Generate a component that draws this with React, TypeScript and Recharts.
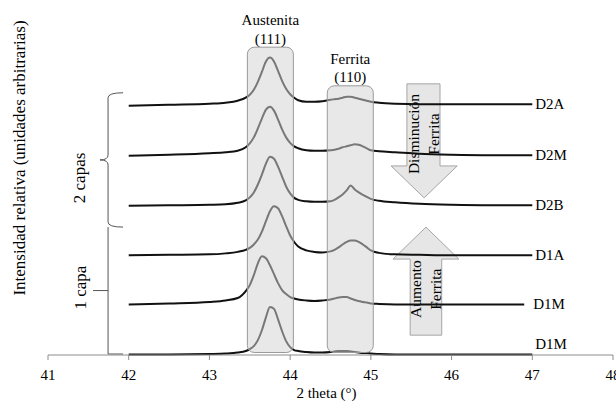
import React from 'react'
import { ComposedChart, Line, XAxis, YAxis, ReferenceArea, ReferenceDot } from 'recharts'

// 2 theta sample positions (deg), shared by every pattern
const theta = [42, 42.5, 43, 43.2, 43.35, 43.45, 43.5, 43.55, 43.6, 43.65, 43.7, 43.75, 43.8, 43.85, 43.9, 43.95,
  44, 44.05, 44.1, 44.2, 44.3, 44.4, 44.5, 44.55, 44.6, 44.65, 44.7, 44.75, 44.8, 44.85, 44.9, 44.95,
  45, 45.1, 45.3, 45.6, 46, 46.5, 46.9, 47]

// relative intensity of each pattern, bottom to top
const d1mBottom = [0.01, 0.01, 0.02, 0.03, 0.05, 0.08, 0.12, 0.18, 0.3, 0.5, 0.76, 0.97, 0.93, 0.72, 0.48, 0.28,
  0.16, 0.1, 0.08, 0.06, 0.05, 0.05, 0.06, 0.07, 0.08, 0.08, 0.08, 0.07, 0.06, 0.05, 0.04, 0.04,
  0.03, 0.02, 0.01, 0.01, 0.01, 0.01, 0.01, 0.01]
const d1m = [0.02, 0.04, 0.07, 0.1, 0.15, 0.29, 0.41, 0.61, 0.85, 0.99, 0.95, 0.81, 0.63, 0.45, 0.31, 0.23,
  0.17, 0.14, 0.12, 0.1, 0.09, 0.1, 0.12, 0.14, 0.16, 0.17, 0.17, 0.14, 0.11, 0.09, 0.07, 0.06,
  0.04, 0.03, 0.02, 0.02, 0.02, 0.02, 0.02, null]
const d1a = [0.01, 0.02, 0.03, 0.05, 0.08, 0.12, 0.16, 0.23, 0.33, 0.49, 0.7, 0.9, 1.0, 0.96, 0.8, 0.6,
  0.41, 0.28, 0.19, 0.11, 0.08, 0.07, 0.09, 0.12, 0.17, 0.23, 0.28, 0.31, 0.31, 0.28, 0.23, 0.17,
  0.11, 0.06, 0.03, 0.02, 0.01, 0.01, 0.01, 0.01]
const d2b = [0.01, 0.02, 0.03, 0.04, 0.07, 0.12, 0.18, 0.28, 0.44, 0.64, 0.86, 1.0, 0.96, 0.8, 0.6, 0.4,
  0.26, 0.17, 0.13, 0.1, 0.09, 0.09, 0.1, 0.13, 0.18, 0.24, 0.32, 0.42, 0.34, 0.28, 0.23, 0.19,
  0.15, 0.11, 0.08, 0.05, 0.03, 0.02, 0.02, 0.02]
const d2m = [0.02, 0.04, 0.07, 0.09, 0.12, 0.19, 0.27, 0.39, 0.57, 0.77, 0.95, 1.01, 0.93, 0.75, 0.55, 0.39,
  0.28, 0.21, 0.17, 0.13, 0.12, 0.12, 0.13, 0.14, 0.16, 0.19, 0.21, 0.23, 0.25, 0.24, 0.21, 0.17,
  0.13, 0.11, 0.09, 0.06, 0.04, 0.03, 0.03, 0.03]
const d2a = [0.03, 0.05, 0.07, 0.09, 0.13, 0.19, 0.25, 0.35, 0.51, 0.71, 0.92, 1.0, 0.92, 0.73, 0.53, 0.37,
  0.26, 0.19, 0.14, 0.11, 0.11, 0.12, 0.15, 0.16, 0.17, 0.19, 0.21, 0.21, 0.19, 0.17, 0.15, 0.13,
  0.11, 0.09, 0.07, 0.06, 0.06, 0.06, 0.06, 0.06]

const names = ['D1M', 'D1M', 'D1A', 'D2B', 'D2M', 'D2A']
const offsets = [0, 1, 2, 3, 4, 5]
const series = [d1mBottom, d1m, d1a, d2b, d2m, d2a]
const xTicks = [41, 42, 43, 44, 45, 46, 47, 48]

const serif = "'Liberation Serif', 'Times New Roman', serif"
const axisGray = '#8c8c8c'

const toPoints = (vals: (number | null)[], off: number) =>
  theta.map((x, i) => ({ x, y: vals[i] == null ? null : +((vals[i] as number) + off).toFixed(3) }))

/* ── shapes ── */
const bandShape = (title: string, sub: string) => (p: any) => {
  const { x, y, width, height } = p
  const cx = x + width / 2
  return (
    <g>
      <rect x={x} y={y} width={width} height={height} rx={7} ry={7}
        fill="#d4d4d4" fillOpacity={0.53} stroke="#9a9a9a" strokeWidth={1} />
      <text x={cx} y={y - 22} textAnchor="middle" fontFamily={serif} fontSize={15} fill="#000">{title}</text>
      <text x={cx} y={y - 3.5} textAnchor="middle" fontFamily={serif} fontSize={15} fill="#000">{sub}</text>
    </g>
  )
}

const vText = (x: number, y: number, s: string, size = 15.5) => (
  <text x={x} y={y} transform={`rotate(-90 ${x} ${y})`} textAnchor="middle" dominantBaseline="central"
    fontFamily={serif} fontSize={size} fill="#000">{s}</text>
)

const DownArrow = (p: any) => {
  const { x, y, width: w, height: h } = p
  const sL = x + 0.24 * w, sR = x + 0.74 * w, hb = y + 0.72 * h, cx = x + w / 2
  const sc = (sL + sR) / 2, ty = y + 0.44 * h
  return (
    <g>
      <polygon points={`${sL},${y} ${sR},${y} ${sR},${hb} ${x + w},${hb} ${cx},${y + h} ${x},${hb} ${sL},${hb}`}
        fill="#e6e6e6" stroke="#a6a6a6" strokeWidth={1} />
      {vText(sc - 10, ty, 'Disminución')}
      {vText(sc + 10, ty, 'Ferrita')}
    </g>
  )
}

const UpArrow = (p: any) => {
  const { x, y, width: w, height: h } = p
  const sL = x + 0.26 * w, sR = x + 0.74 * w, hb = y + 0.296 * h, cx = x + w / 2
  const sc = (sL + sR) / 2, ty = y + 0.574 * h
  return (
    <g>
      <polygon points={`${cx},${y} ${x + w},${hb} ${sR},${hb} ${sR},${y + h} ${sL},${y + h} ${sL},${hb} ${x},${hb}`}
        fill="#e6e6e6" stroke="#a6a6a6" strokeWidth={1} />
      {vText(sc - 10, ty, 'Aumento')}
      {vText(sc + 10, ty, 'Ferrita')}
    </g>
  )
}

const BraceTwo = (p: any) => {
  const { x, y, width, height } = p
  const r = x + width, m = x + width * 0.35, top = y, bot = y + height, mid = y + height / 2
  return (
    <g>
      <path d={`M${r},${top} Q${m},${top} ${m},${top + 5} L${m},${mid - 5} Q${m},${mid} ${x},${mid} Q${m},${mid} ${m},${mid + 5} L${m},${bot - 5} Q${m},${bot} ${r},${bot}`}
        fill="none" stroke="#555" strokeWidth={1} />
      {vText(x - 20, mid + 18, '2 capas', 17)}
    </g>
  )
}

const BraceOne = (p: any) => {
  const { x, y, width, height } = p
  const r = x + width, m = x + width * 0.5, top = y, bot = y + height, mid = y + height / 2
  return (
    <g>
      <path d={`M${m},${top} L${m},${bot} L${r},${bot} M${x},${mid} L${m},${mid}`}
        fill="none" stroke="#555" strokeWidth={1} />
      {vText(x - 13, mid - 3, '1 capa', 17)}
    </g>
  )
}

// y-axis title, hung off the left edge of the plot
const YTitle = (p: any) => vText(p.x - 29, p.y + 150, 'Intensidad relativa (unidades arbitrarias)', 17)

export default function App() {
  return (
    <div style={{ position: 'absolute', left: 0, top: 0, background: '#fff' }}>
      <ComposedChart width={616} height={405} margin={{ top: 8, right: 3, bottom: 0, left: 48 }}>
        <XAxis type="number" dataKey="x" domain={[41, 48]} ticks={xTicks} interval={0} height={50}
          tickSize={5} tickMargin={9} axisLine={{ stroke: axisGray }} tickLine={{ stroke: axisGray }}
          tick={{ fill: '#000', fontSize: 15, fontFamily: serif }}
          label={{ value: '2 theta (°)', position: 'insideBottom', offset: 7, dx: -4, fill: '#000', fontSize: 15, fontFamily: serif }} />
        <YAxis type="number" domain={[0, 7]} width={0} tick={false} tickLine={false}
          axisLine={{ stroke: axisGray }} />

        <ReferenceArea x1={41} x2={41.05} y1={0} y2={7} shape={YTitle} />
        <ReferenceArea x1={45.25} x2={46.07} y1={3.17} y2={5.47} shape={DownArrow} />
        <ReferenceArea x1={45.275} x2={46.09} y1={0.4} y2={2.58} shape={UpArrow} />
        <ReferenceArea x1={41.644} x2={41.93} y1={2.58} y2={5.29} shape={BraceTwo} />
        <ReferenceArea x1={41.558} x2={41.93} y1={0.02} y2={2.58} shape={BraceOne} />

        {series.map((vals, k) => (
          <Line key={k} data={toPoints(vals, offsets[k])} dataKey="y" type="monotone" stroke="#111"
            strokeWidth={2} dot={false} activeDot={false} isAnimationActive={false} />
        ))}

        <ReferenceArea x1={43.47} x2={44.04} y1={0.05} y2={6.21} zIndex={2000}
          shape={bandShape('Austenita', '(111)')} />
        <ReferenceArea x1={44.46} x2={45.03} y1={0.05} y2={5.43} zIndex={2000}
          shape={bandShape('Ferrita', '(110)')} />

        {series.map((vals, k) => {
          let last = vals.length - 1
          while (vals[last] == null) last--
          const dx = k === 1 ? 9 : 3
          const dy = k === 0 ? -11 : 0
          return (
            <ReferenceDot key={'l' + k} x={theta[last]} y={(vals[last] as number) + offsets[k]} r={0}
              shape={(p: any) => (
                <text x={p.cx + dx} y={p.cy + dy} dominantBaseline="central" fontFamily={serif}
                  fontSize={15} fill="#000">{names[k]}</text>
              )} />
          )
        })}
      </ComposedChart>
    </div>
  )
}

══════════

*WRITTEN REQUEST*. Return only the lines from the start of the data through the line that contains "45, 45.1, 45.3, 45.6, 46, 46.5, 46.9, 47]", please, copying them exactly and omitting all pictures.

*TASK OUTPUT*.
Generate a component that draws this with React, TypeScript and Recharts.
import React from 'react'
import { ComposedChart, Line, XAxis, YAxis, ReferenceArea, ReferenceDot } from 'recharts'

// 2 theta sample positions (deg), shared by every pattern
const theta = [42, 42.5, 43, 43.2, 43.35, 43.45, 43.5, 43.55, 43.6, 43.65, 43.7, 43.75, 43.8, 43.85, 43.9, 43.95,
  44, 44.05, 44.1, 44.2, 44.3, 44.4, 44.5, 44.55, 44.6, 44.65, 44.7, 44.75, 44.8, 44.85, 44.9, 44.95,
  45, 45.1, 45.3, 45.6, 46, 46.5, 46.9, 47]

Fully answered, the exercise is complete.